Beyond Partisanship: The Core Issue
The silencing of academic voices isn't fundamentally about left versus right. It's about the conditions necessary for intellectual progress.
Throughout history, many breakthrough ideas were initially considered heretical or dangerous. The advancement of knowledge requires the freedom to challenge orthodoxy without fear of professional ruin.
When 87% of faculty find it difficult to discuss certain topics openly, we've created an environment hostile to intellectual exploration itself.
This climate affects scholars across the political spectrum. While conservative professors currently bear the brunt of this pressure, liberal professors studying certain controversial topics also report self-censorship.
The issue transcends partisan politics. It concerns the basic conditions necessary for the pursuit of truth.
Toward a Solution
Addressing academic self-censorship requires acknowledging its reality without falling into partisan finger-pointing.
Universities should consider several approaches:
Institutional commitment to viewpoint diversity. University leadership must explicitly value intellectual diversity. We are a body of intellectuals, and we need diverse perspectives.
Protection for good-faith academic inquiry. Faculty need assurance that exploring controversial ideas in a scholarly manner won't lead to professional penalties.
Resistance to external pressure campaigns. Universities must defend faculty from both internal and external mob demands for censorship or termination.
Promotion of constructive disagreement. Academic culture should celebrate respectful intellectual conflict rather than treating it as a threat.
These changes won't happen overnight. The current climate of self-censorship developed over decades and will require sustained effort to reverse.
The Stakes Are High
What happens when professors can't speak freely? Students lose.

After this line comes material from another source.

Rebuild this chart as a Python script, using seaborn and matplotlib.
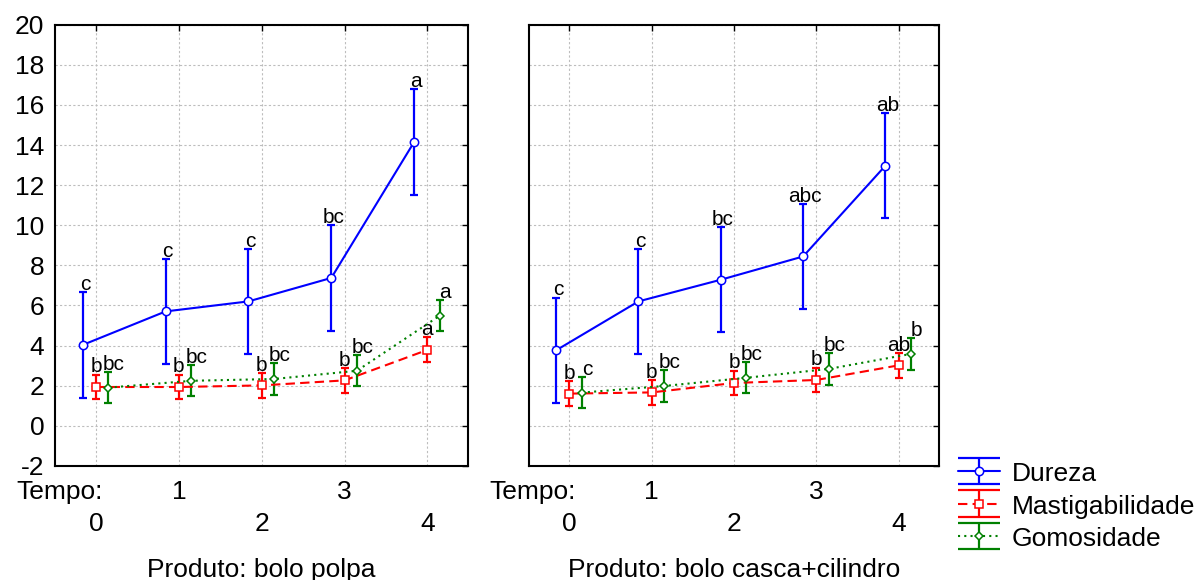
import pandas as pd
import numpy as np
import matplotlib
matplotlib.use("Agg")
import matplotlib.pyplot as plt
import seaborn as sns
from matplotlib.container import ErrorbarContainer

# dados
tempos = [0, 1, 2, 3, 4]
variaveis = ["Dureza", "Mastigabilidade", "Gomosidade"]
produtos = ["bolo polpa", "bolo casca+cilindro"]

dureza_polpa = [4.03, 5.70, 6.20, 7.37, 14.15]
mastig_polpa = [1.93, 1.93, 2.01, 2.26, 3.78]
gomos_polpa = [1.90, 2.24, 2.33, 2.74, 5.49]

dureza_casca = [3.76, 6.20, 7.28, 8.44, 12.97]
mastig_casca = [1.60, 1.66, 2.13, 2.28, 3.01]
gomos_casca = [1.65, 1.98, 2.39, 2.83, 3.58]

# meia amplitude dos intervalos (iguais em todos os tempos)
erro_dureza = 2.63
erro_mastig = 0.62
erro_gomos = 0.78

letras_dureza_polpa = ["c", "c", "c", "bc", "a"]
letras_mastig_polpa = ["b", "b", "b", "b", "a"]
letras_gomos_polpa = ["bc", "bc", "bc", "bc", "a"]
letras_dureza_casca = ["c", "c", "bc", "abc", "ab"]
letras_mastig_casca = ["b", "b", "b", "b", "ab"]
letras_gomos_casca = ["c", "bc", "bc", "bc", "b"]

medias = {
    ("bolo polpa", "Dureza"): dureza_polpa,
    ("bolo polpa", "Mastigabilidade"): mastig_polpa,
    ("bolo polpa", "Gomosidade"): gomos_polpa,
    ("bolo casca+cilindro", "Dureza"): dureza_casca,
    ("bolo casca+cilindro", "Mastigabilidade"): mastig_casca,
    ("bolo casca+cilindro", "Gomosidade"): gomos_casca,
}
letras = {
    ("bolo polpa", "Dureza"): letras_dureza_polpa,
    ("bolo polpa", "Mastigabilidade"): letras_mastig_polpa,
    ("bolo polpa", "Gomosidade"): letras_gomos_polpa,
    ("bolo casca+cilindro", "Dureza"): letras_dureza_casca,
    ("bolo casca+cilindro", "Mastigabilidade"): letras_mastig_casca,
    ("bolo casca+cilindro", "Gomosidade"): letras_gomos_casca,
}
erros = {"Dureza": erro_dureza, "Mastigabilidade": erro_mastig, "Gomosidade": erro_gomos}

estilo = {
    "Dureza": dict(cor="#0000ff", marker="o", ms=6, ls="-", desloc=-0.16, dx_letra=1.5),
    "Mastigabilidade": dict(cor="#ff0000", marker="s", ms=6, ls=(0, (4.5, 2.5)), desloc=0.0, dx_letra=0),
    "Gomosidade": dict(cor="#008000", marker="D", ms=4, ls=(0, (1, 2)), desloc=0.15, dx_letra=4),
}

linhas = []
for (prod, var), vals in medias.items():
    for t, m, l in zip(tempos, vals, letras[(prod, var)]):
        linhas.append({"Produto": prod, "Variavel": var, "Tempo": t,
                       "Media": m, "Erro": erros[var], "Letra": l})
df = pd.DataFrame(linhas)
df["x"] = df["Tempo"] + df["Variavel"].map(lambda v: estilo[v]["desloc"])

sns.set_theme(style="white")
plt.rcParams["font.family"] = ["Liberation Sans", "DejaVu Sans"]
plt.rcParams["font.size"] = 19
plt.rcParams["text.color"] = "black"
plt.rcParams["axes.labelcolor"] = "black"
plt.rcParams["axes.unicode_minus"] = False

fig = plt.figure(figsize=(12.03, 5.8), dpi=100)
ax1 = fig.add_axes([0.0461, 0.1969, 0.3429, 0.7605])
ax2 = fig.add_axes([0.4397, 0.1969, 0.3408, 0.7605], sharey=ax1)

handles = []
for ax, prod in zip([ax1, ax2], produtos):
    sub = df[df["Produto"] == prod]
    for var in variaveis:
        d = sub[sub["Variavel"] == var]
        s = estilo[var]
        ax.errorbar(d["x"], d["Media"], yerr=d["Erro"], fmt="none",
                    ecolor=s["cor"], elinewidth=1.6, capsize=3.2,
                    capthick=1.6, zorder=2)
        sns.lineplot(data=d, x="x", y="Media", ax=ax, color=s["cor"],
                     marker=s["marker"], markersize=s["ms"], linestyle=s["ls"],
                     linewidth=1.5, mfc="white", mec=s["cor"], mew=1.1,
                     legend=False, zorder=3)
        for _, r in d.iterrows():
            ax.annotate(r["Letra"], xy=(r["x"], r["Media"] + r["Erro"]),
                        xytext=(s["dx_letra"], 1.5), textcoords="offset points",
                        ha="center", va="baseline", fontsize=15, color="black")
        if prod == produtos[0]:
            linha = ax.lines[-1]
            leg = ax.errorbar([np.nan], [np.nan], yerr=[0.0], fmt="none",
                              ecolor=s["cor"], elinewidth=1.6, capsize=15,
                              capthick=1.6)
            handles.append(ErrorbarContainer((linha, leg.lines[1], leg.lines[2]),
                                             has_xerr=False, has_yerr=True,
                                             label=var))

    ax.set_xlim(-0.49, 4.49)
    ax.set_ylim(-2, 20)
    ax.set_yticks(np.arange(-2, 21, 2))
    ax.set_xticks([1, 3])
    ax.set_xticklabels(["1", "3"])
    ax.set_xticks([0, 2, 4], minor=True)
    ax.set_xticklabels(["0", "2", "4"], minor=True)
    ax.tick_params(which="both", direction="in", top=True, right=True,
                   length=4, width=1, colors="black", labelsize=19)
    ax.tick_params(axis="x", which="major", pad=10)
    ax.tick_params(axis="x", which="minor", pad=33)
    ax.tick_params(axis="y", pad=8)
    ax.grid(True, which="both", axis="x", color="#bdbdbd", linestyle=(0, (2, 2)), linewidth=0.8)
    ax.grid(True, which="major", axis="y", color="#bdbdbd", linestyle=(0, (2, 2)), linewidth=0.8)
    for sp in ax.spines.values():
        sp.set_color("black")
        sp.set_linewidth(1.5)
    ax.set_ylabel("")
    ax.set_xlabel("Produto: " + prod, fontsize=19, labelpad=16)
    ax.annotate("Tempo:", xy=(0.01, 0), xycoords="axes fraction",
                xytext=(0, -10), textcoords="offset points",
                ha="center", va="top", fontsize=19)

ax2.tick_params(axis="y", labelleft=False)

fig.legend(handles=handles, labels=variaveis, loc="lower left",
           bbox_to_anchor=(0.796, 0.05), frameon=False, fontsize=19,
           borderpad=0, borderaxespad=0, handlelength=1.6, handleheight=0.9,
           handletextpad=0.45, labelspacing=0.28)

fig.savefig("out.png", dpi=100)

They lose exposure to the full range of ideas they'll encounter in the world. They lose the opportunity to develop robust critical thinking skills by engaging with challenging perspectives. They lose preparation for citizenship in a diverse democracy.
And society loses too.
We lose the benefits of academic research unhampered by ideological constraints. We lose potential solutions to complex problems that might emerge from unorthodox thinking. We lose the cultural value of universities as models of open inquiry.
The data is clear: academic freedom faces a crisis not primarily from external threats but from within—from a culture of conformity that has made the expression of certain viewpoints professionally dangerous.
Recognizing this reality isn't an attack on academia. It's a necessary first step toward reclaiming what makes universities essential to a thriving society: their function as spaces where ideas can be freely explored, challenged, and refined in the pursuit of truth.
The silenced majority in academia deserves to be heard—not because their views are necessarily correct, but because the clash of diverse perspectives is how we collectively move closer to understanding.
Our universities, and our society, depend on it.